Rehabilitation work is progressing on the lower deck of the Manhattan Bridge, and New York City Department of Transportation officials say Koch Skanska of Carteret, N.J., the contractor, is on pace to meet a planned October deadline for re-opening the roadway.

Traffic on the 5,779-ft-long lower roadway of the suspension bridge that connects Manhattan and Brooklyn was shut down in October 2006, forcing traffic to be maintained both ways on the upper roadway, which was replaced in two phases in 1996 and 2003. The span runs 1,470 ft from tower to tower and 2,920 ft from anchorage to anchorage.

The $829 million reconstruction of the entire bridge began in 1982 after years of neglect caused considerable deterioration to the structure, which carries nearly 80,000 vehicles and 320,000 mass transit riders daily on its subway tracks. The bridge opened in 1909 on a design by Leon Moisseiff.

In addition to the upper roadway work, tasks completed thus far in the 25-year-old rehabilitation program includes repainting; re-anchoring of the main suspension cables; replacing the south transit tracks; and restoration of the colonnade and Manhattan Plaza structures.

So far, the current $148 million lower roadway reconstruction has involved the removal of the old roadway and placement of new steel and grid deck, which started on the Manhattan side.

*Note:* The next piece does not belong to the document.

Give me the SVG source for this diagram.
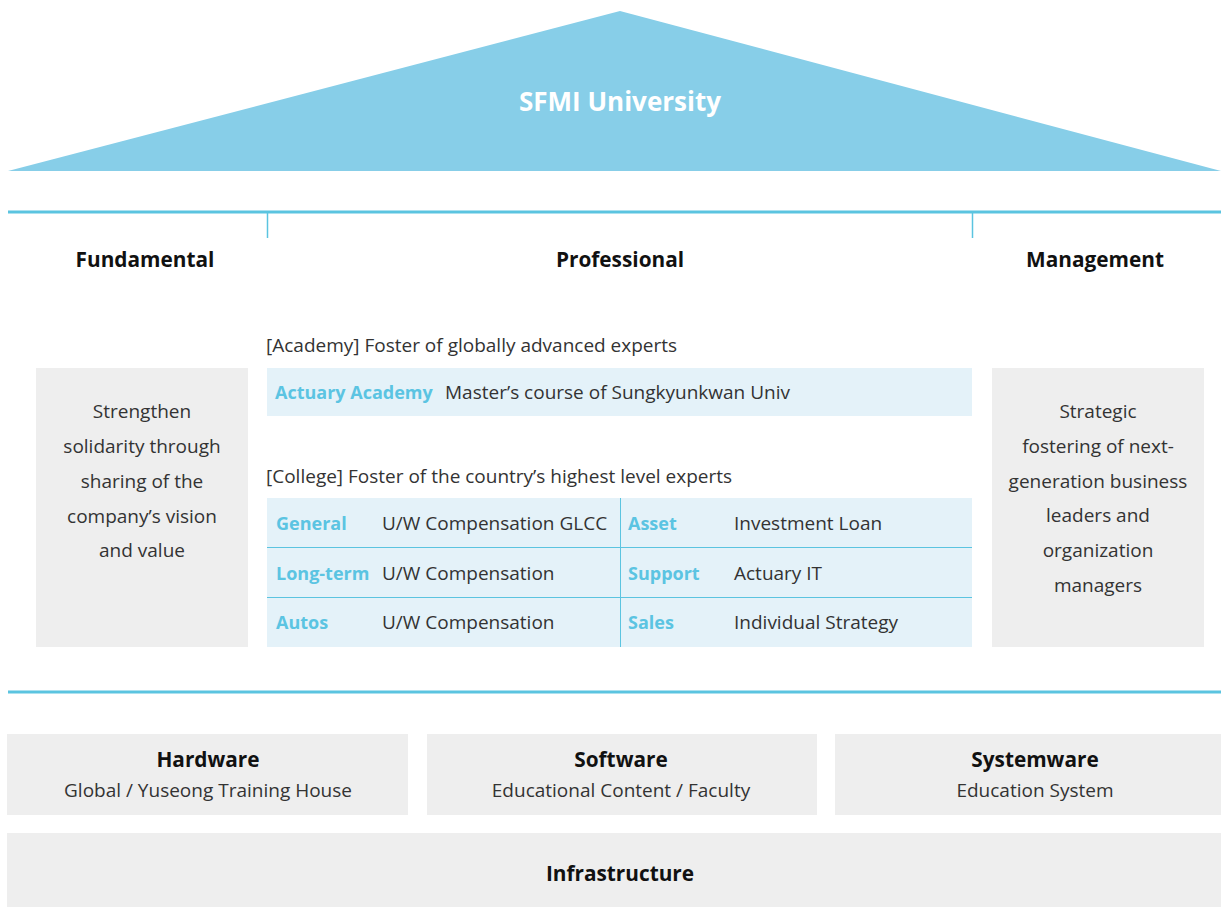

Though the lower roadway is expected to reopen in October, the entire phase is scheduled for an April 2008 completion.

Koch Skanska has been offered a $65,000-per-day incentive by the transportation department for opening the bridge before October 14, which could net the firm as much as $3.9 million, according to an agency spokesman. Representatives from Koch Skanska did not return calls for comment.

Work on the bridge is expected to be completed in 2013 with a seismic retrofit of the entire structure.